[Start]
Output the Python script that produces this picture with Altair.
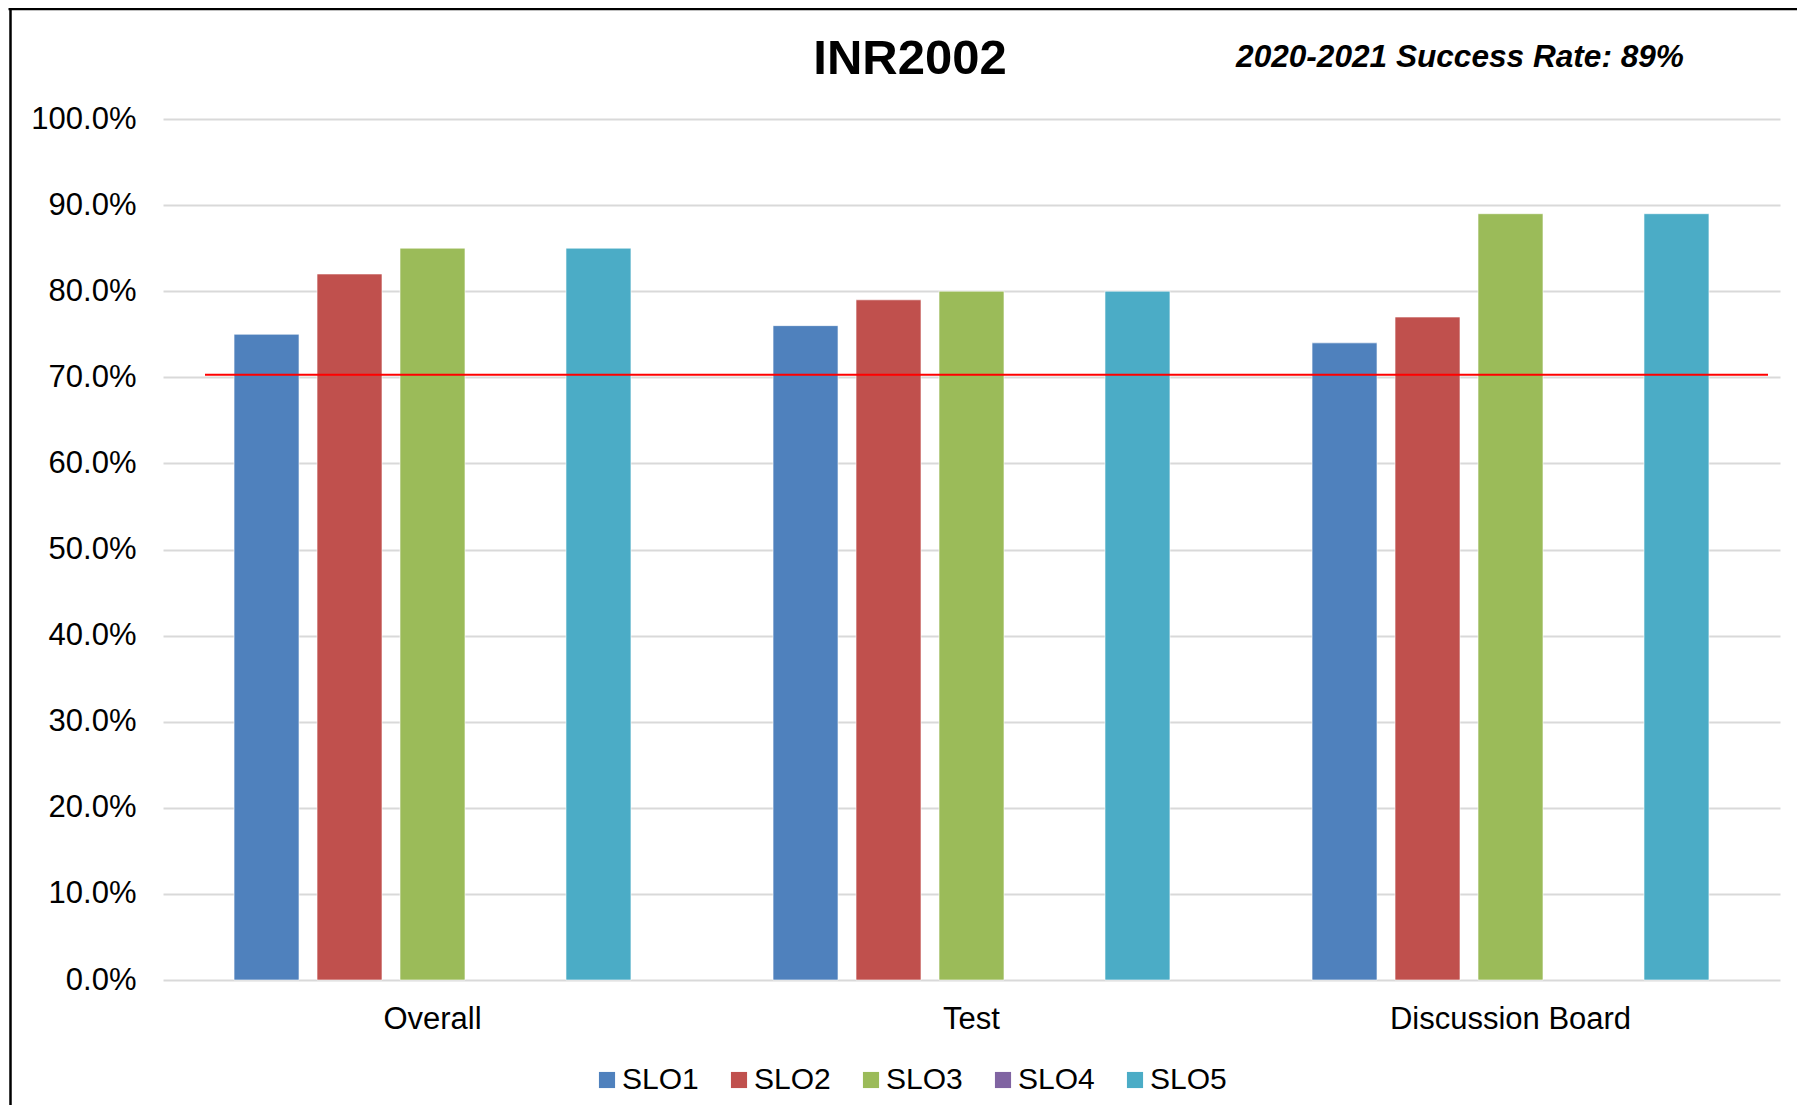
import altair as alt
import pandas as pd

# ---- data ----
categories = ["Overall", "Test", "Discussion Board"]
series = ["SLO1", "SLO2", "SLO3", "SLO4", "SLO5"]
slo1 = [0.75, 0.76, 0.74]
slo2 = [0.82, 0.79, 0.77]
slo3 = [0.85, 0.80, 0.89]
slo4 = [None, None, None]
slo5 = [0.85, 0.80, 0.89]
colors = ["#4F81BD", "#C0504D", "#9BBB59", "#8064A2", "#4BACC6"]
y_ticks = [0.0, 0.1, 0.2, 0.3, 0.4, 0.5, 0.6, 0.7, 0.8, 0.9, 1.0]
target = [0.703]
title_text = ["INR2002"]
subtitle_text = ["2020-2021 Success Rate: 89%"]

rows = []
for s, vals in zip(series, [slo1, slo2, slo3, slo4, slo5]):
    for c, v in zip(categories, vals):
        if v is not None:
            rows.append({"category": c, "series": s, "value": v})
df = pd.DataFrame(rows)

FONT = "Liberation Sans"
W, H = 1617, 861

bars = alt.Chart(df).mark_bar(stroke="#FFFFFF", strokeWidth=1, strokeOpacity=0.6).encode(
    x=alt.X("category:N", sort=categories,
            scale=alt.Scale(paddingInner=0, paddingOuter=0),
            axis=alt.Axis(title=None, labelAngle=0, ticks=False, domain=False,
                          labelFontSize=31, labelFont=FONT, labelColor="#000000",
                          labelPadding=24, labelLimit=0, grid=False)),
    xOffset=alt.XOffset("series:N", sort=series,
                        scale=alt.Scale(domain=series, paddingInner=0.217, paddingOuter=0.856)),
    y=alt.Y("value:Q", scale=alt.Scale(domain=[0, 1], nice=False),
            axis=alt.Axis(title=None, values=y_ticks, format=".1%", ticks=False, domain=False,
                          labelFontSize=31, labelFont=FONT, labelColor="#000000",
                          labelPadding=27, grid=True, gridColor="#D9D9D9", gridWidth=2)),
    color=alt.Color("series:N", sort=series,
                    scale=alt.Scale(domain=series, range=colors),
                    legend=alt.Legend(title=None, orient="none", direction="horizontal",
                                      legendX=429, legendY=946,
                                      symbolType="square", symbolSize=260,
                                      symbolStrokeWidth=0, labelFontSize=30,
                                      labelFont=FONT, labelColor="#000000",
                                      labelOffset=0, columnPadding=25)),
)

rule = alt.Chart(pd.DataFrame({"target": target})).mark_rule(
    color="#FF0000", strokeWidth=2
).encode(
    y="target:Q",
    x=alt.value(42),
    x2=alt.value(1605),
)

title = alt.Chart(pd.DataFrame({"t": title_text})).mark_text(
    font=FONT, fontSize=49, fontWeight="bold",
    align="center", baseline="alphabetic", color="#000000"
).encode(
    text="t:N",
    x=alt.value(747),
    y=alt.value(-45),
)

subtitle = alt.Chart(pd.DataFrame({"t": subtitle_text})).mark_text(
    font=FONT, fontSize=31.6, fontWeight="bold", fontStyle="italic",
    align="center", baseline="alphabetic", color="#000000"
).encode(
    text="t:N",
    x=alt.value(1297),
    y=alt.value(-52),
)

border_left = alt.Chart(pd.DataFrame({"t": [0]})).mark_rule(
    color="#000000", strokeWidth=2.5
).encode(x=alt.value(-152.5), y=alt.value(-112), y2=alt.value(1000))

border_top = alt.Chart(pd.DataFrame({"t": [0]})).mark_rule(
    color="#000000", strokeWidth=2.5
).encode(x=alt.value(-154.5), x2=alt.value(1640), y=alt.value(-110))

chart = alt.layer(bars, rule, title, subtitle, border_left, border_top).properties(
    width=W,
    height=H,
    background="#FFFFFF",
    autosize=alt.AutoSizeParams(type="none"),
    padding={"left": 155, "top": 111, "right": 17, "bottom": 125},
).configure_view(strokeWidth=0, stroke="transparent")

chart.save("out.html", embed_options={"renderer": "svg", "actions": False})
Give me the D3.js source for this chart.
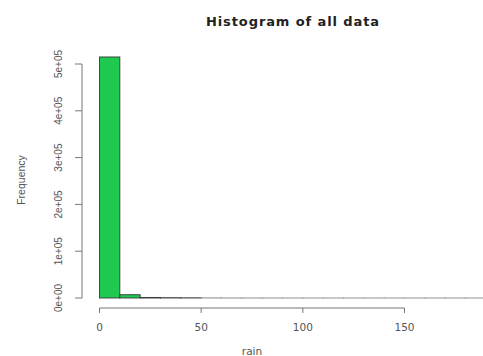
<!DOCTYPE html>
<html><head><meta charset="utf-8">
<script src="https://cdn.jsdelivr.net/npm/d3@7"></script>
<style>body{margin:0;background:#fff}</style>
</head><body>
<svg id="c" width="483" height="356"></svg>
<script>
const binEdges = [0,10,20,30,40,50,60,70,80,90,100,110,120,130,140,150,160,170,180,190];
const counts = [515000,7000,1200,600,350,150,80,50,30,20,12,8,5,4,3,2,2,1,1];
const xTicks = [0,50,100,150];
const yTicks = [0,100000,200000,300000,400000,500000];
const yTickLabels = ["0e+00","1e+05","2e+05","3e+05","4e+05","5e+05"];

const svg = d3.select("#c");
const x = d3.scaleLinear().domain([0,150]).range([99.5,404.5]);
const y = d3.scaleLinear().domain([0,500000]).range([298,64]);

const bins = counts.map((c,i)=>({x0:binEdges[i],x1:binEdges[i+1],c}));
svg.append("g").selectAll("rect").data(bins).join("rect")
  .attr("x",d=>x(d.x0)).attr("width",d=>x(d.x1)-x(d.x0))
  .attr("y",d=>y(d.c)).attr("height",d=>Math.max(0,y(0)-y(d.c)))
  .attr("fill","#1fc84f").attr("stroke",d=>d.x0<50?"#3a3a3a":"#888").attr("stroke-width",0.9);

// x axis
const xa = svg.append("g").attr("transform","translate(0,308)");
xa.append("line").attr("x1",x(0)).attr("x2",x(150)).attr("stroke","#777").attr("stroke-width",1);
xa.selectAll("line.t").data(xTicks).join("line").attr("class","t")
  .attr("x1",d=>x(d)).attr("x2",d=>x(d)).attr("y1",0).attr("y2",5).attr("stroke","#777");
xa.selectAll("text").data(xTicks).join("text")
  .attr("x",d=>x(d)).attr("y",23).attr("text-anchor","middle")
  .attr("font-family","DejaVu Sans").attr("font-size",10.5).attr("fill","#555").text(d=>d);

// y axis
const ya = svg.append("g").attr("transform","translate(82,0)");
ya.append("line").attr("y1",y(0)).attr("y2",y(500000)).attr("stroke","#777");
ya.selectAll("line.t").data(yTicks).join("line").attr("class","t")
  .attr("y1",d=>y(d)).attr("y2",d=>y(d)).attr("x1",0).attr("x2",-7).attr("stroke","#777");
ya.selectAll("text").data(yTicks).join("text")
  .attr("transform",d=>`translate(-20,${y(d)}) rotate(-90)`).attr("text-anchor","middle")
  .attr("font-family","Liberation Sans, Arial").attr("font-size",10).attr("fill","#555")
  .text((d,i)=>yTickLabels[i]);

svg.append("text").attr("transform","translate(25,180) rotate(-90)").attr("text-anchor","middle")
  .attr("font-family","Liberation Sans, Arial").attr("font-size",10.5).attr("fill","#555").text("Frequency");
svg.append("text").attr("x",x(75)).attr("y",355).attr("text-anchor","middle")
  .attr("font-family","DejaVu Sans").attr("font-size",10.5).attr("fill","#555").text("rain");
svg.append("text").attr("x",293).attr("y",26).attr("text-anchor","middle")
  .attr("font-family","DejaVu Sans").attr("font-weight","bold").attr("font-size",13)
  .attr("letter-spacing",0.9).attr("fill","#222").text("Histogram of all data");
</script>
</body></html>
[End]
Quote in full the listing given above; the images are to be left out.

Output the Python script that produces this picture with Altair.
import altair as alt
import pandas as pd

# ---- data ----
categories = ["Overall", "Test", "Discussion Board"]
series = ["SLO1", "SLO2", "SLO3", "SLO4", "SLO5"]
slo1 = [0.75, 0.76, 0.74]
slo2 = [0.82, 0.79, 0.77]
slo3 = [0.85, 0.80, 0.89]
slo4 = [None, None, None]
slo5 = [0.85, 0.80, 0.89]
colors = ["#4F81BD", "#C0504D", "#9BBB59", "#8064A2", "#4BACC6"]
y_ticks = [0.0, 0.1, 0.2, 0.3, 0.4, 0.5, 0.6, 0.7, 0.8, 0.9, 1.0]
target = [0.703]
title_text = ["INR2002"]
subtitle_text = ["2020-2021 Success Rate: 89%"]

rows = []
for s, vals in zip(series, [slo1, slo2, slo3, slo4, slo5]):
    for c, v in zip(categories, vals):
        if v is not None:
            rows.append({"category": c, "series": s, "value": v})
df = pd.DataFrame(rows)

FONT = "Liberation Sans"
W, H = 1617, 861

bars = alt.Chart(df).mark_bar(stroke="#FFFFFF", strokeWidth=1, strokeOpacity=0.6).encode(
    x=alt.X("category:N", sort=categories,
            scale=alt.Scale(paddingInner=0, paddingOuter=0),
            axis=alt.Axis(title=None, labelAngle=0, ticks=False, domain=False,
                          labelFontSize=31, labelFont=FONT, labelColor="#000000",
                          labelPadding=24, labelLimit=0, grid=False)),
    xOffset=alt.XOffset("series:N", sort=series,
                        scale=alt.Scale(domain=series, paddingInner=0.217, paddingOuter=0.856)),
    y=alt.Y("value:Q", scale=alt.Scale(domain=[0, 1], nice=False),
            axis=alt.Axis(title=None, values=y_ticks, format=".1%", ticks=False, domain=False,
                          labelFontSize=31, labelFont=FONT, labelColor="#000000",
                          labelPadding=27, grid=True, gridColor="#D9D9D9", gridWidth=2)),
    color=alt.Color("series:N", sort=series,
                    scale=alt.Scale(domain=series, range=colors),
                    legend=alt.Legend(title=None, orient="none", direction="horizontal",
                                      legendX=429, legendY=946,
                                      symbolType="square", symbolSize=260,
                                      symbolStrokeWidth=0, labelFontSize=30,
                                      labelFont=FONT, labelColor="#000000",
                                      labelOffset=0, columnPadding=25)),
)

rule = alt.Chart(pd.DataFrame({"target": target})).mark_rule(
    color="#FF0000", strokeWidth=2
).encode(
    y="target:Q",
    x=alt.value(42),
    x2=alt.value(1605),
)

title = alt.Chart(pd.DataFrame({"t": title_text})).mark_text(
    font=FONT, fontSize=49, fontWeight="bold",
    align="center", baseline="alphabetic", color="#000000"
).encode(
    text="t:N",
    x=alt.value(747),
    y=alt.value(-45),
)

subtitle = alt.Chart(pd.DataFrame({"t": subtitle_text})).mark_text(
    font=FONT, fontSize=31.6, fontWeight="bold", fontStyle="italic",
    align="center", baseline="alphabetic", color="#000000"
).encode(
    text="t:N",
    x=alt.value(1297),
    y=alt.value(-52),
)

border_left = alt.Chart(pd.DataFrame({"t": [0]})).mark_rule(
    color="#000000", strokeWidth=2.5
).encode(x=alt.value(-152.5), y=alt.value(-112), y2=alt.value(1000))

border_top = alt.Chart(pd.DataFrame({"t": [0]})).mark_rule(
    color="#000000", strokeWidth=2.5
).encode(x=alt.value(-154.5), x2=alt.value(1640), y=alt.value(-110))

chart = alt.layer(bars, rule, title, subtitle, border_left, border_top).properties(
    width=W,
    height=H,
    background="#FFFFFF",
    autosize=alt.AutoSizeParams(type="none"),
    padding={"left": 155, "top": 111, "right": 17, "bottom": 125},
).configure_view(strokeWidth=0, stroke="transparent")

chart.save("out.html", embed_options={"renderer": "svg", "actions": False})
Give me the D3.js source for this chart.
<!DOCTYPE html>
<html><head><meta charset="utf-8">
<script src="https://cdn.jsdelivr.net/npm/d3@7"></script>
<style>body{margin:0;background:#fff}</style>
</head><body>
<svg id="c" width="483" height="356"></svg>
<script>
const binEdges = [0,10,20,30,40,50,60,70,80,90,100,110,120,130,140,150,160,170,180,190];
const counts = [515000,7000,1200,600,350,150,80,50,30,20,12,8,5,4,3,2,2,1,1];
const xTicks = [0,50,100,150];
const yTicks = [0,100000,200000,300000,400000,500000];
const yTickLabels = ["0e+00","1e+05","2e+05","3e+05","4e+05","5e+05"];

const svg = d3.select("#c");
const x = d3.scaleLinear().domain([0,150]).range([99.5,404.5]);
const y = d3.scaleLinear().domain([0,500000]).range([298,64]);

const bins = counts.map((c,i)=>({x0:binEdges[i],x1:binEdges[i+1],c}));
svg.append("g").selectAll("rect").data(bins).join("rect")
  .attr("x",d=>x(d.x0)).attr("width",d=>x(d.x1)-x(d.x0))
  .attr("y",d=>y(d.c)).attr("height",d=>Math.max(0,y(0)-y(d.c)))
  .attr("fill","#1fc84f").attr("stroke",d=>d.x0<50?"#3a3a3a":"#888").attr("stroke-width",0.9);

// x axis
const xa = svg.append("g").attr("transform","translate(0,308)");
xa.append("line").attr("x1",x(0)).attr("x2",x(150)).attr("stroke","#777").attr("stroke-width",1);
xa.selectAll("line.t").data(xTicks).join("line").attr("class","t")
  .attr("x1",d=>x(d)).attr("x2",d=>x(d)).attr("y1",0).attr("y2",5).attr("stroke","#777");
xa.selectAll("text").data(xTicks).join("text")
  .attr("x",d=>x(d)).attr("y",23).attr("text-anchor","middle")
  .attr("font-family","DejaVu Sans").attr("font-size",10.5).attr("fill","#555").text(d=>d);

// y axis
const ya = svg.append("g").attr("transform","translate(82,0)");
ya.append("line").attr("y1",y(0)).attr("y2",y(500000)).attr("stroke","#777");
ya.selectAll("line.t").data(yTicks).join("line").attr("class","t")
  .attr("y1",d=>y(d)).attr("y2",d=>y(d)).attr("x1",0).attr("x2",-7).attr("stroke","#777");
ya.selectAll("text").data(yTicks).join("text")
  .attr("transform",d=>`translate(-20,${y(d)}) rotate(-90)`).attr("text-anchor","middle")
  .attr("font-family","Liberation Sans, Arial").attr("font-size",10).attr("fill","#555")
  .text((d,i)=>yTickLabels[i]);

svg.append("text").attr("transform","translate(25,180) rotate(-90)").attr("text-anchor","middle")
  .attr("font-family","Liberation Sans, Arial").attr("font-size",10.5).attr("fill","#555").text("Frequency");
svg.append("text").attr("x",x(75)).attr("y",355).attr("text-anchor","middle")
  .attr("font-family","DejaVu Sans").attr("font-size",10.5).attr("fill","#555").text("rain");
svg.append("text").attr("x",293).attr("y",26).attr("text-anchor","middle")
  .attr("font-family","DejaVu Sans").attr("font-weight","bold").attr("font-size",13)
  .attr("letter-spacing",0.9).attr("fill","#222").text("Histogram of all data");
</script>
</body></html>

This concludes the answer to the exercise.